Chapter: 8.7 Querying the Repository

In this section, we will describe how to query the XML repository.
8.7.1 Ad Hoc SQL Queries
Once we have uploaded some documents into the database, we can start experimenting with queries. For example, the query in Listing 8.68 will return a list of the element names that appear, with their x and y coordinates and namespace prefixes (if any).
Listing 8.68 SQL Query
SELECT n.x, n.y, e.ns_prefix, e.local_name FROM element_name e, node n WHERE n.doc_id = 1 AND n.node_id = e.node_id;
The results for wml-example.xml (document ID = 1, if we loaded this document first) are shown in Listing 8.69.
Listing 8.69 Results for wml-example.xml
x y ns_prefix local_name ---- ---- --------- ---------- 2 49 NULL wml 5 34 NULL card 8 19 NULL p 11 12 NULL img 15 16 NULL br 22 31 NULL p 25 28 NULL a 37 46 NULL card 40 43 NULL p (9 row(s) affected)
A variation on this theme is shown in Listing 8.70, where we return the element names (qualified with a namespace prefix, if any) with a count of their occurrences in the specified document (note the use of a group by expression).

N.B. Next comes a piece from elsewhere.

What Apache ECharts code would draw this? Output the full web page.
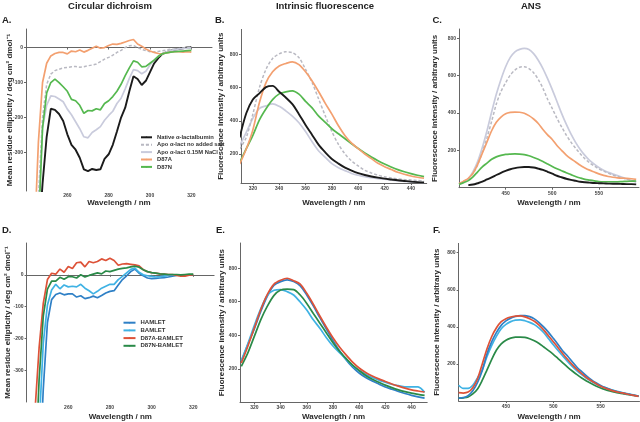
<!DOCTYPE html>
<html><head><meta charset="utf-8">
<script src="https://cdn.jsdelivr.net/npm/echarts@6/dist/echarts.min.js"></script>
<style>html,body{margin:0;padding:0;background:#fff}#c{width:640px;height:422px}</style>
</head><body><div id="c"></div>
<script>
// ---------- Data ----------
// Circular dichroism wavelengths (nm)
const cdX = [244,246,248,250,252,254,256,258,260,262,264,266,268,270,272,274,276,278,280,282,284,286,288,290,292,294,296,298,300,302,304,306,308,310,312,314,316,318,320];
// Panel A
const cdNative   = [null,-560,-390,-255,-175,-178,-190,-210,-248,-278,-292,-315,-348,-353,-347,-350,-348,-318,-305,-278,-240,-200,-172,-125,-82,-90,-107,-95,-70,-45,-30,-18,-13,-9,-6,-4,-2,0,1];
const cdApoNoSalt= [null,-430,-200,-105,-76,-66,-62,-58,-57,-55,-54,-56,-55,-52,-50,-47,-40,-33,-28,-22,-14,-8,0,5,6,0,-5,-9,-12,-13,-11,-9,-7,-5,-4,-3,-1,0,1];
const cdApoNaCl  = [null,-480,-230,-165,-138,-140,-147,-155,-176,-192,-212,-232,-255,-258,-243,-235,-226,-208,-194,-182,-160,-145,-118,-88,-63,-66,-75,-68,-50,-36,-25,-18,-12,-9,-6,-4,-3,-2,-1];
const cdD87A     = [-560,-270,-100,-45,-24,-17,-14,-14,-18,-10,-12,-7,-13,-8,-2,4,-2,0,6,10,9,12,16,20,23,10,4,-4,-10,-14,-17,-18,-15,-13,-12,-12,-13,-12,-13];
const cdD87N     = [null,-520,-230,-130,-100,-90,-100,-112,-125,-148,-152,-165,-188,-180,-181,-175,-178,-160,-152,-140,-125,-105,-80,-58,-38,-42,-55,-54,-45,-36,-25,-18,-15,-13,-12,-11,-10,-9,-8];
// Panel D
const cdHamlet     = [null,-650,-360,-150,-78,-62,-57,-63,-60,-60,-70,-66,-75,-72,-67,-72,-65,-57,-52,-50,-32,-15,-3,10,18,5,-3,-10,-12,-11,-10,-9,-7,-4,-2,null,null,null,null];
const cdBamlet     = [null,-480,-215,-95,-48,-30,-44,-32,-38,-36,-38,-30,-42,-50,-60,-52,-42,-36,-30,-30,-15,-5,6,17,21,8,0,-3,-5,-7,-6,-4,-2,-1,0,null,null,null,null];
const cdD87ABamlet = [-430,-230,-90,-15,5,2,18,8,26,20,38,40,25,42,38,42,50,45,52,45,30,34,35,33,31,28,16,10,7,5,3,2,1,1,-2,-4,-4,-1,1];
const cdD87NBamlet = [-640,-330,-130,-45,-20,-20,-8,-14,-6,-6,-10,0,-7,-2,2,6,3,12,10,14,18,20,22,25,27,24,16,10,7,5,3,2,1,1,1,0,1,2,2];

// Intrinsic fluorescence wavelengths (nm)
const trpX = [310,315,320,325,330,335,340,345,350,355,360,365,370,375,380,385,390,395,400,405,410,415,420,425,430,435,440,445,450];
// Panel B
const trpNative    = [300,445,528,565,603,610,575,540,500,440,375,315,255,210,170,142,118,100,85,74,65,58,52,47,42,38,34,31,29];
const trpApoNoSalt = [230,300,440,600,710,775,803,815,810,780,710,630,530,430,335,258,200,158,128,102,86,73,63,56,51,47,44,41,38];
const trpApoNaCl   = [250,330,415,475,490,502,487,460,428,388,335,274,218,180,142,118,100,83,72,63,57,52,48,44,39,35,32,30,27];
const trpD87A      = [140,230,345,510,630,695,730,745,755,738,695,640,575,505,440,370,310,265,232,200,172,144,124,107,90,78,68,60,54];
const trpD87N      = [150,232,312,405,472,527,562,574,580,560,517,478,428,390,352,322,292,262,233,206,182,160,140,122,106,93,82,72,64];
// Panel E
const trpHamlet     = [245,345,440,545,635,698,720,730,720,695,640,575,505,437,370,308,255,210,175,148,128,110,92,78,65,53,42,33,26];
const trpBamlet     = [250,350,460,560,640,668,672,660,640,598,550,492,442,385,336,296,258,218,190,168,148,133,120,108,100,92,93,92,60];
const trpD87ABamlet = [235,335,445,555,645,705,728,740,725,705,650,585,515,448,385,330,283,240,205,178,157,140,125,110,97,85,75,68,62];
const trpD87NBamlet = [215,295,395,495,575,638,670,675,672,640,590,530,472,414,356,305,262,222,190,160,138,120,103,88,75,64,55,48,42];

// ANS fluorescence wavelengths (nm)
const ansX = [400,405,410,415,420,425,430,435,440,445,450,455,460,465,470,475,480,485,490,495,500,505,510,515,520,525,530,535,540,545,550,555,560,565,570,575,580,585,590];
// Panel C
const ansNative    = [null,null,14,17,24,32,44,55,68,80,90,99,105,109,111,111,108,102,95,85,75,64,56,48,42,37,32,29,27,25,24,23,22,21,21,20,19,19,18];
const ansApoNoSalt = [20,33,48,77,122,190,268,355,448,515,562,603,630,645,648,638,616,580,532,474,424,372,326,282,244,212,182,155,133,116,100,89,78,68,60,53,45,38,33];
const ansApoNaCl   = [20,32,48,86,140,215,305,405,500,580,648,698,728,741,746,740,718,683,638,584,525,462,398,340,288,243,205,173,146,126,108,94,82,73,65,56,47,38,30];
const ansD87A      = [22,35,50,77,125,185,245,305,350,378,396,403,405,404,399,386,368,344,312,283,258,226,200,175,155,138,120,106,94,84,74,66,60,56,53,51,50,48,45];
const ansD87N      = [18,27,38,58,85,112,132,152,165,173,178,180,181,180,177,171,162,152,140,127,114,102,91,80,70,60,52,45,41,37,33,32,32,32,32,33,34,35,36];
// Panel F
const ansHamlet     = [15,18,28,55,100,165,255,320,370,408,432,447,456,461,460,455,443,423,398,370,338,305,270,243,212,182,158,135,115,98,84,72,62,54,47,41,36,31,26];
const ansBamlet     = [85,68,68,85,125,168,240,300,350,390,413,428,436,438,433,424,412,393,368,336,303,272,243,214,187,163,142,123,107,92,80,71,63,55,49,43,38,32,27];
const ansD87ABamlet = [45,43,48,72,120,200,282,348,395,428,444,453,458,459,454,444,430,409,382,351,320,287,255,225,196,170,148,127,109,94,80,69,60,52,46,41,35,30,25];
const ansD87NBamlet = [15,17,22,38,65,112,168,225,275,308,328,339,344,345,343,336,325,310,291,272,252,229,206,183,162,142,124,108,94,81,70,61,54,47,42,38,34,30,26];

// Tick labels
const cdXTicks = [260,280,300,320];
const cdYTicks = [-300,-200,-100,0];
const trpXTicks = [320,340,360,380,400,420,440];
const flYTicks = [200,400,600,800];
const ansXTicks = [450,500,550];

const namesTop = ['Native α-lactalbumin','Apo α-lact no added salt','Apo α-lact 0.15M NaCl','D87A','D87N'];
const namesBottom = ['HAMLET','BAMLET','D87A-BAMLET','D87N-BAMLET'];

// ---------- Styling ----------
const FONT = 'Liberation Sans, Arial, Helvetica, sans-serif';
const C = {
  native:'#1b1b1b', apoNo:'#b9b9c2', apoNaCl:'#c9cbdc', d87a:'#f3a070', d87n:'#55b84f',
  hamlet:'#2f80c6', bamlet:'#3fb2e4', d87aB:'#dd5238', d87nB:'#2a8a48'
};
const YNAME_CD = 'Mean residue ellipticity / deg cm² dmol⁻¹';
const YNAME_FL = 'Fluorescence intensity / arbitrary units';

function pairs(xs, ys){ return xs.map((x,i)=>[x, ys[i]]); }

function xAxisCfg(grid, min, max, ticks, gap, margin){
  return {type:'value', gridIndex:grid, min:min, max:max,
    name:'Wavelength / nm', nameLocation:'middle', nameGap:gap, nameMoveOverlap:false,
    nameTextStyle:{fontSize:8, fontWeight:'bold', color:'#2a2a2a', fontFamily:FONT},
    axisLine:{show:true, lineStyle:{color:'#666', width:1}},
    axisTick:{show:true, length:2, customValues:ticks, lineStyle:{color:'#666'}},
    axisLabel:{show:true, customValues:ticks, fontSize:5, fontWeight:'bold', color:'#444', margin:(margin==null?3:margin), fontFamily:FONT},
    splitLine:{show:false}};
}
function yAxisCfg(grid, min, max, ticks, name, gap){
  return {type:'value', gridIndex:grid, min:min, max:max,
    name:name, nameLocation:'middle', nameGap:gap, nameMoveOverlap:false,
    nameTextStyle:{fontSize:8, fontWeight:'bold', color:'#2a2a2a', fontFamily:FONT},
    axisLine:{show:true, lineStyle:{color:'#666', width:1}},
    axisTick:{show:true, length:2, customValues:ticks, lineStyle:{color:'#666'}},
    axisLabel:{show:true, customValues:ticks, fontSize:5, fontWeight:'bold', color:'#444', margin:3, fontFamily:FONT},
    splitLine:{show:false}};
}
function line(name, grid, xs, ys, color, extra){
  const s = {type:'line', name:name, xAxisIndex:grid, yAxisIndex:grid, data:pairs(xs, ys),
    showSymbol:false, symbol:'none', connectNulls:false, clip:true, silent:true,
    lineStyle:{color:color, width:1.7}, itemStyle:{color:color}};
  return Object.assign(s, extra||{});
}
const dashed = {lineStyle:{color:C.apoNo, width:1.5, type:[3,2]}};
const blackStyle = {lineStyle:{color:C.native, width:1.9}};
const sm = {smooth:0.3};

const option = {
  animation:false,
  backgroundColor:'#ffffff',
  textStyle:{fontFamily:FONT},
  grid:[
    {left:26, top:29, width:186, height:162},
    {left:241, top:29.4, width:185.7, height:153.7},
    {left:459, top:29, width:180, height:158.7},
    {left:26.6, top:243, width:187.5, height:159},
    {left:240, top:243, width:187.2, height:159.4},
    {left:458.6, top:243.4, width:180.9, height:157.7}
  ],
  xAxis:[
    xAxisCfg(0, 240, 330, cdXTicks, 8, 2),
    xAxisCfg(1, 311, 452, trpXTicks, 16),
    xAxisCfg(2, 400, 593, ansXTicks, 11),
    xAxisCfg(3, 240, 330, cdXTicks, 11),
    xAxisCfg(4, 309, 452, trpXTicks, 10),
    xAxisCfg(5, 400, 591, ansXTicks, 12)
  ],
  yAxis:[
    yAxisCfg(0, -410, 53, cdYTicks, YNAME_CD, 12),
    yAxisCfg(1, 25, 950, flYTicks, YNAME_FL, 16),
    yAxisCfg(2, 0, 850, flYTicks, YNAME_FL, 20),
    yAxisCfg(3, -400, 100, cdYTicks, YNAME_CD, 15),
    yAxisCfg(4, 0, 950, flYTicks, YNAME_FL, 14),
    yAxisCfg(5, 0, 850, flYTicks, YNAME_FL, 18)
  ],
  legend:[
    {data:namesTop, left:140, top:134.3, padding:0, orient:'vertical', itemWidth:11, itemHeight:2, itemGap:1.4,
     selectedMode:false, textStyle:{fontSize:5.8, fontWeight:'bold', color:'#333', fontFamily:FONT}},
    {data:namesBottom, left:122.5, top:319.7, padding:0, orient:'vertical', itemWidth:12, itemHeight:2, itemGap:1.7,
     selectedMode:false, textStyle:{fontSize:6, fontWeight:'bold', color:'#333', fontFamily:FONT}}
  ],
  series:[
    // A
    line(namesTop[0], 0, cdX, cdNative, C.native, blackStyle),
    line(namesTop[1], 0, cdX, cdApoNoSalt, C.apoNo, dashed),
    line(namesTop[2], 0, cdX, cdApoNaCl, C.apoNaCl),
    line(namesTop[3], 0, cdX, cdD87A, C.d87a),
    line(namesTop[4], 0, cdX, cdD87N, C.d87n),
    // B
    line(namesTop[2], 1, trpX, trpApoNaCl, C.apoNaCl, sm),
    line(namesTop[1], 1, trpX, trpApoNoSalt, C.apoNo, Object.assign({}, dashed, sm)),
    line(namesTop[4], 1, trpX, trpD87N, C.d87n, sm),
    line(namesTop[3], 1, trpX, trpD87A, C.d87a, sm),
    line(namesTop[0], 1, trpX, trpNative, C.native, Object.assign({}, blackStyle, sm)),
    // C
    line(namesTop[2], 2, ansX, ansApoNaCl, C.apoNaCl, sm),
    line(namesTop[1], 2, ansX, ansApoNoSalt, C.apoNo, Object.assign({}, dashed, sm)),
    line(namesTop[3], 2, ansX, ansD87A, C.d87a, sm),
    line(namesTop[4], 2, ansX, ansD87N, C.d87n, sm),
    line(namesTop[0], 2, ansX, ansNative, C.native, Object.assign({}, blackStyle, sm)),
    // D
    line(namesBottom[0], 3, cdX, cdHamlet, C.hamlet),
    line(namesBottom[1], 3, cdX, cdBamlet, C.bamlet),
    line(namesBottom[2], 3, cdX, cdD87ABamlet, C.d87aB),
    line(namesBottom[3], 3, cdX, cdD87NBamlet, C.d87nB),
    // E
    line(namesBottom[0], 4, trpX, trpHamlet, C.hamlet, sm),
    line(namesBottom[1], 4, trpX, trpBamlet, C.bamlet, sm),
    line(namesBottom[3], 4, trpX, trpD87NBamlet, C.d87nB, sm),
    line(namesBottom[2], 4, trpX, trpD87ABamlet, C.d87aB, sm),
    // F
    line(namesBottom[3], 5, ansX, ansD87NBamlet, C.d87nB, sm),
    line(namesBottom[1], 5, ansX, ansBamlet, C.bamlet, sm),
    line(namesBottom[0], 5, ansX, ansHamlet, C.hamlet, sm),
    line(namesBottom[2], 5, ansX, ansD87ABamlet, C.d87aB, sm)
  ],
  graphic:[
    {type:'text', x:110, y:6, style:{text:'Circular dichroism', fontSize:9.5, fontWeight:'bold', fontFamily:FONT, fill:'#222', align:'center', verticalAlign:'middle'}},
    {type:'text', x:325, y:6, style:{text:'Intrinsic fluorescence', fontSize:9.5, fontWeight:'bold', fontFamily:FONT, fill:'#222', align:'center', verticalAlign:'middle'}},
    {type:'text', x:531, y:6, style:{text:'ANS', fontSize:9.5, fontWeight:'bold', fontFamily:FONT, fill:'#222', align:'center', verticalAlign:'middle'}},
    {type:'text', x:2, y:20.5, style:{text:'A.', fontSize:9.5, fontWeight:'bold', fontFamily:FONT, fill:'#222', align:'left', verticalAlign:'middle'}},
    {type:'text', x:215, y:20.5, style:{text:'B.', fontSize:9.5, fontWeight:'bold', fontFamily:FONT, fill:'#222', align:'left', verticalAlign:'middle'}},
    {type:'text', x:432.5, y:20.5, style:{text:'C.', fontSize:9.5, fontWeight:'bold', fontFamily:FONT, fill:'#222', align:'left', verticalAlign:'middle'}},
    {type:'text', x:2, y:230.5, style:{text:'D.', fontSize:9.5, fontWeight:'bold', fontFamily:FONT, fill:'#222', align:'left', verticalAlign:'middle'}},
    {type:'text', x:216, y:230, style:{text:'E.', fontSize:9.5, fontWeight:'bold', fontFamily:FONT, fill:'#222', align:'left', verticalAlign:'middle'}},
    {type:'text', x:433, y:230, style:{text:'F.', fontSize:9.5, fontWeight:'bold', fontFamily:FONT, fill:'#222', align:'left', verticalAlign:'middle'}}
  ]
};
const chart = echarts.init(document.getElementById('c'), null, {renderer:'canvas'});
chart.setOption(option);
</script>
</body></html>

Listing 8.70 Modified Query
SELECT ISNULL(e.ns_prefix + ':', '') + e.local_name AS qName,
COUNT(1) AS occurrences
FROM element_name e, node n
WHERE n.doc_id = 1 AND n.node_id = e.node_id
GROUP BY ISNULL(e.ns_prefix + ':', '') + e.local_name;
The results are shown in Listing 8.71.
Listing 8.71 Results for Modified Query
qName occurrences -------- ----------- a 1 br 1 card 2 img 1 p 3 wml 1 (6 row(s) affected)
For our simple example, the results are pretty obvious; there are two cards, one link, three paragraphs, and so on. However, for larger documents, the query can be very informative; for example, in an XHTML document, we can quickly determine how many paragraph elements there are, or how many images.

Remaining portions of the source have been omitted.